To help our readers better observe what makes a winner fund, we asked the winning teams to shed lights on some major changes they made to the portfolio over the course of 2015, how various risks affect their investment decisions and their investment team structure, etc.  

Best Malaysia Bond Fund -- RHB Bond Fund

Key Stats
Inception Date: 10 October, 1997
Morningstar Rating (as of 2016-02-29): Stars 3
Total Net Assets (Mil, as of 2016-02-29): 11.40 USD
Manager: Hoe Cheah How
Manager Start Date: 17 May, 2013

M: Morningstar H: Hoe Cheah How, CIO of RHB Asset Management

M: Could you highlight any major changes you made to the portfolio over the course of 2015? Were there any particular holding(s) that drove the fund’s performance for the year?

H: We strongly believe long term outperformance can be achieved through the adoption of a holistic “Top-Down + Bottom-Up” investment approach  in constructing portfolios of well managed companies with solid fundamentals. We make high conviction duration positioning by taking into account in-depth global macro outlook and trend assessment. Overall, with an active portfolio management style without taking excessive risks, we aim to deliver consistent outperformance that exceeds expectations within the specific risk-return parameters for the portfolio. We seek to outperform our peers and beat their benchmark by buying mispriced or cheap securities. Throughout the year in 2015, our high portfolio duration strategy has turned out well and all the bond holdings in the portfolio performed well where we see declining bond yields hence the additional return from capital gain.


M: What is your outlook for 2016 specific to the markets you cover and how are you positioned to take advantage of opportunities and/or mitigate potential risks?

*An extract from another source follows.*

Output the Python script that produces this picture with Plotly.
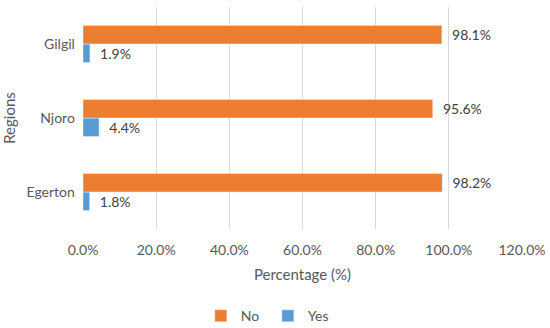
import plotly.graph_objects as go

regions = ["Egerton", "Njoro", "Gilgil"]
yes_vals = [0.018, 0.044, 0.019]
no_vals = [0.982, 0.956, 0.981]
tick_vals = [0, 0.2, 0.4, 0.6, 0.8, 1.0, 1.2]

font = dict(family="Lato, Open Sans, sans-serif", color="#595959", size=14)

fig = go.Figure()
fig.add_trace(go.Bar(y=regions, x=yes_vals, name="Yes", orientation="h",
                     marker_color="#5B9BD5", text=yes_vals, texttemplate="  %{x:.1%}",
                     textposition="outside", cliponaxis=False,
                     textfont=dict(color="#404040", size=14)))
fig.add_trace(go.Bar(y=regions, x=no_vals, name="No", orientation="h",
                     marker_color="#ED7D31", text=no_vals, texttemplate="  %{x:.1%}",
                     textposition="outside", cliponaxis=False,
                     textfont=dict(color="#404040", size=14)))

fig.update_layout(
    width=550, height=328,
    margin=dict(l=83, r=28, t=7, b=99, autoexpand=False),
    barmode="group", bargap=0.5, bargroupgap=0,
    plot_bgcolor="white", paper_bgcolor="white",
    font=font,
    showlegend=True,
    legend=dict(orientation="h", xref="container", yref="container",
                x=0.487, xanchor="center", y=0.036, yanchor="middle",
                traceorder="reversed", font=dict(size=14, color="#595959"),
                itemwidth=30, entrywidth=22, entrywidthmode="pixels"),
    xaxis=dict(range=[0, 1.2], tickvals=tick_vals, tickformat=".1%",
               showgrid=True, gridcolor="#D9D9D9", gridwidth=1, zeroline=False,
               showline=False, ticks="outside", ticklen=8, tickcolor="rgba(0,0,0,0)",
               ticklabeloverflow="allow", automargin=False,
               title=dict(text="Percentage (%)", font=dict(size=15, color="#595959"), standoff=12)),
    yaxis=dict(showgrid=False, zeroline=False, showline=False, ticks="", automargin=False,
               ticksuffix="  ",
               title=dict(text="Regions", font=dict(size=15, color="#595959"), standoff=12)),
)
fig.write_html("out.html", config={"displayModeBar": False},
               post_script="document.body.style.margin='0';document.body.style.padding='0';")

H: On the macro outlook front, we opine overall global growth to still remain positive though the risk for further growth slowdown is increasing. This is amid the inevitable growth slowdown in China while the other developed economies are entering a period of maturing growth with both fiscal and monetary policies exhibiting diminishing effectiveness in spurring true economic activities. Emerging economies, on the other hand, are adjusting to this slowdown in external demand while the overall stretched corporate and household balance sheets may weaken the internal consumption growth pillar.

Against such backdrop, 2016 is expected to be a yet another challenging year for financial markets globally as investors adjust to the persistent negative news flows in an already quite fragile investment climate/environment. Perhaps, after a few years of growth divergence, 2016 will be the year where growth trend is more aligned globally, that is, a more synchronised slowdown across economic blocks. With this view in mind, investors are advised not to expect the high market returns witnessed post the GFC 2008 and winners in the past few years may turn out to be the underperformers in 2016 as market players turn more realistic about the effectiveness of governments’ stimulus rolled out in the past few years as well as corporate earnings delivery amid a tougher macro economic backdrop. Furthermore, volatility of market price movement is projected to increase and remain high.

On the local financial markets, we continue to expect volatile trading patterns as investors digest both the internal and external news flows. On bond market,  yields in general are expected to grind lower amid a slower overall growth trajectory and also better demand-supply dynamics coming from lower fiscal deficit target. The positive outlook is further supported by the still benign inflation reading and a possible downwards adjustment in OPR should growth outlook worsen further.              


M: Can you comment on the macro risks facing the global economy, including the US rate hikes, weaknesses in commodity prices and the significant headwinds facing the emerging world? How do these risks affect your investment decisions?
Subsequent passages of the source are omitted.